Data segment:
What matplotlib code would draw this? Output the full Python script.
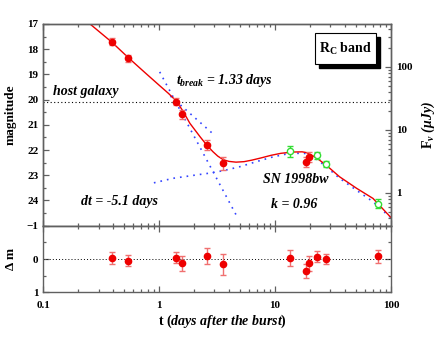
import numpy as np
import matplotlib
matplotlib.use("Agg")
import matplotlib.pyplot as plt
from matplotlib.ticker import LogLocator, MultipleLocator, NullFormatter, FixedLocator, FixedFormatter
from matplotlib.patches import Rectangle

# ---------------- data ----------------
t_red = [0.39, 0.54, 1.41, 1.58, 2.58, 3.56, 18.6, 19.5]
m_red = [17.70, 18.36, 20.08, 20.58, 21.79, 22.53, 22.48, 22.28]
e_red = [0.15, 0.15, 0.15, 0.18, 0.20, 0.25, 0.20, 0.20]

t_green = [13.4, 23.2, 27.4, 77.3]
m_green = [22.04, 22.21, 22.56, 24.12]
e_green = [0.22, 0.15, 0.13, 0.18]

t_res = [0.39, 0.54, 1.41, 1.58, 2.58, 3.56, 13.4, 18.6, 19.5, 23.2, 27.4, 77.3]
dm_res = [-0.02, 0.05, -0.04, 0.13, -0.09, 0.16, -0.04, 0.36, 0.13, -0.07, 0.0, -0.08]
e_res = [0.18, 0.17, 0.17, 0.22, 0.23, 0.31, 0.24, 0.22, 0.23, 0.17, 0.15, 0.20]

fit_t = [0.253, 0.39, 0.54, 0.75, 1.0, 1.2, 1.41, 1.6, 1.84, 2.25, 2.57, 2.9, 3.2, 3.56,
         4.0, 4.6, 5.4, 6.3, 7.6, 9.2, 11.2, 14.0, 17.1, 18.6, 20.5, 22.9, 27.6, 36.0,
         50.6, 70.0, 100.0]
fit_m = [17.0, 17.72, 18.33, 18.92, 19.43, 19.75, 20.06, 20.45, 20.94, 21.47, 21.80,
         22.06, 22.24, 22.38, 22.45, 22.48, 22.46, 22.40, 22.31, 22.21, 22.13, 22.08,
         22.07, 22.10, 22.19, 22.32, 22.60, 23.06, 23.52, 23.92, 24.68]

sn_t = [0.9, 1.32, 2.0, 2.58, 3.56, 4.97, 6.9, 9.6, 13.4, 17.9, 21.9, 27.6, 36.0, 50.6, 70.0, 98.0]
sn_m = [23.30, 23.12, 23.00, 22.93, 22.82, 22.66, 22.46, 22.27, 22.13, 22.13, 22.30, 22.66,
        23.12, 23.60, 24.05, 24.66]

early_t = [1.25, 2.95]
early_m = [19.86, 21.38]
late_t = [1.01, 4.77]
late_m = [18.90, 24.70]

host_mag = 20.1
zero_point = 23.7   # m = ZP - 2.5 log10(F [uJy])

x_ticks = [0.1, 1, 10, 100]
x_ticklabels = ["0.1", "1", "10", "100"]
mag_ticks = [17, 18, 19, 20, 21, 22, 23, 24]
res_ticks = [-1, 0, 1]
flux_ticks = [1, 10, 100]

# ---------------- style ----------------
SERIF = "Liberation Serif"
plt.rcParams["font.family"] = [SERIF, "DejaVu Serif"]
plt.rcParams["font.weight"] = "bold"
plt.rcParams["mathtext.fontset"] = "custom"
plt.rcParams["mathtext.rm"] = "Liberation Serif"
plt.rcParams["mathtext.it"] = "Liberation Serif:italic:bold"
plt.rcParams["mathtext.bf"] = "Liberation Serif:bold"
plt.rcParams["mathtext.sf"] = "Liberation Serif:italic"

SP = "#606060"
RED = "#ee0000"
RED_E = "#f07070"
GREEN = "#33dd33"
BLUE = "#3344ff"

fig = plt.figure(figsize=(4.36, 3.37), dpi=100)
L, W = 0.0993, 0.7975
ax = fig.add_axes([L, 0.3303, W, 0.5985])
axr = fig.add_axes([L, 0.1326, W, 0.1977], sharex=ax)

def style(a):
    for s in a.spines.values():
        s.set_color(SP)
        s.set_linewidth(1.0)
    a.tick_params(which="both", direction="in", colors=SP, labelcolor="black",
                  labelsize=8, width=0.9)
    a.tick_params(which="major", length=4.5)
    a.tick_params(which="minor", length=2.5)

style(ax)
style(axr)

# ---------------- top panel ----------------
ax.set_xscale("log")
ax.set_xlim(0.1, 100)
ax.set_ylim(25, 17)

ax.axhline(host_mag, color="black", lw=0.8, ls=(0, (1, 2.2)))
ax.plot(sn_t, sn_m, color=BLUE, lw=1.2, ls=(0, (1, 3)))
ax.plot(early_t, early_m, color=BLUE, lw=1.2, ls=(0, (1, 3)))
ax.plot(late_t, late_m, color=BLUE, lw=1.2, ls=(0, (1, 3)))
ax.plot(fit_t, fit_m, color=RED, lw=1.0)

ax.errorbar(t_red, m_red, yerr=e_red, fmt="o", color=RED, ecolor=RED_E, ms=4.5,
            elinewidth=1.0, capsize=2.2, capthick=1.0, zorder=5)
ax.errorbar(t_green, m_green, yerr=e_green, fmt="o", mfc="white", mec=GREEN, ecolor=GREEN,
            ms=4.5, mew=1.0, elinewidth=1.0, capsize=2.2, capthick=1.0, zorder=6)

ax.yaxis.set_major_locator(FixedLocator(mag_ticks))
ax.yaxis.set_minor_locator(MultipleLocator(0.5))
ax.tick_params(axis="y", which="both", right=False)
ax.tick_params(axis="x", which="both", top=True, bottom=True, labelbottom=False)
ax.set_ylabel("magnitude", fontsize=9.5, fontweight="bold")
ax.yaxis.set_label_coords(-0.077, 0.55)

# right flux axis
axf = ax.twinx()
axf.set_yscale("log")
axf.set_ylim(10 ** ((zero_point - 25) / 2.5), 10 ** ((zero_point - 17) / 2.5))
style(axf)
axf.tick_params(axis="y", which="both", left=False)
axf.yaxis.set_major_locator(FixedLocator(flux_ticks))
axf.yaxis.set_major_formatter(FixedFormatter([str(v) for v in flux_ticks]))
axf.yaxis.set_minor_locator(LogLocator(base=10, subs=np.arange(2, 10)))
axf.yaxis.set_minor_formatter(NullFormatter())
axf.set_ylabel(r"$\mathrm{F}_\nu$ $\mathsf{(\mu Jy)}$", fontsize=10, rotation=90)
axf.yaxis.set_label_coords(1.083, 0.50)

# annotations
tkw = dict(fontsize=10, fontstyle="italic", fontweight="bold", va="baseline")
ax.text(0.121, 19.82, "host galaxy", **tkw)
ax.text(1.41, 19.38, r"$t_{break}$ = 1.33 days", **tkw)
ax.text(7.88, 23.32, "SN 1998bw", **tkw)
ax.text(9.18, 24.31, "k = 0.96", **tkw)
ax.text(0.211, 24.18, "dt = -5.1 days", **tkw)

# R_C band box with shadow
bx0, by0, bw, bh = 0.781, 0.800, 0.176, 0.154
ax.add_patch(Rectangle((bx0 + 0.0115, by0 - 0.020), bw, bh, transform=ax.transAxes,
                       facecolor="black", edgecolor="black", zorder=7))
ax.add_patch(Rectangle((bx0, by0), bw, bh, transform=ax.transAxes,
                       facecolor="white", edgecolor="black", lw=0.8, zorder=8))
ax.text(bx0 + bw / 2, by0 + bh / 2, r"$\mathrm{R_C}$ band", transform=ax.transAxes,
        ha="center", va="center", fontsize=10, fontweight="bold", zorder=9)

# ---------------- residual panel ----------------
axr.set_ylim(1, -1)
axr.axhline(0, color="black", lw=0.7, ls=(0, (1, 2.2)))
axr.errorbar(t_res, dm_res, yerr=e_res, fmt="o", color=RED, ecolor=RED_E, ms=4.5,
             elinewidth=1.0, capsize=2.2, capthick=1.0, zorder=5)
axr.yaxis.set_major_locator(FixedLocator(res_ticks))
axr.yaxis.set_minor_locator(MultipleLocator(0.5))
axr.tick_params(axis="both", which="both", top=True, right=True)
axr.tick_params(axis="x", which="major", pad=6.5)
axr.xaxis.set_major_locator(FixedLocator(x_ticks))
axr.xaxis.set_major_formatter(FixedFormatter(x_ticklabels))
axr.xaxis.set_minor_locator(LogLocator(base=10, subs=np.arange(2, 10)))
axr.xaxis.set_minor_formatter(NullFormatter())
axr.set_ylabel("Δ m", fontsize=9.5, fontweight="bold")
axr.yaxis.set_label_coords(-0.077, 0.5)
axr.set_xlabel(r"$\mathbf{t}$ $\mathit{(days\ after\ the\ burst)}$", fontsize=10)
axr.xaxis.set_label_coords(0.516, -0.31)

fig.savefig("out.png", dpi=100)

Requirement: Extract the lines exactly, please: the first line of the listing, the line with "from matplotlib.patches import Rectangle", and every line between them, but no pictures.

Result of this exercise:
What matplotlib code would draw this? Output the full Python script.
import numpy as np
import matplotlib
matplotlib.use("Agg")
import matplotlib.pyplot as plt
from matplotlib.ticker import LogLocator, MultipleLocator, NullFormatter, FixedLocator, FixedFormatter
from matplotlib.patches import Rectangle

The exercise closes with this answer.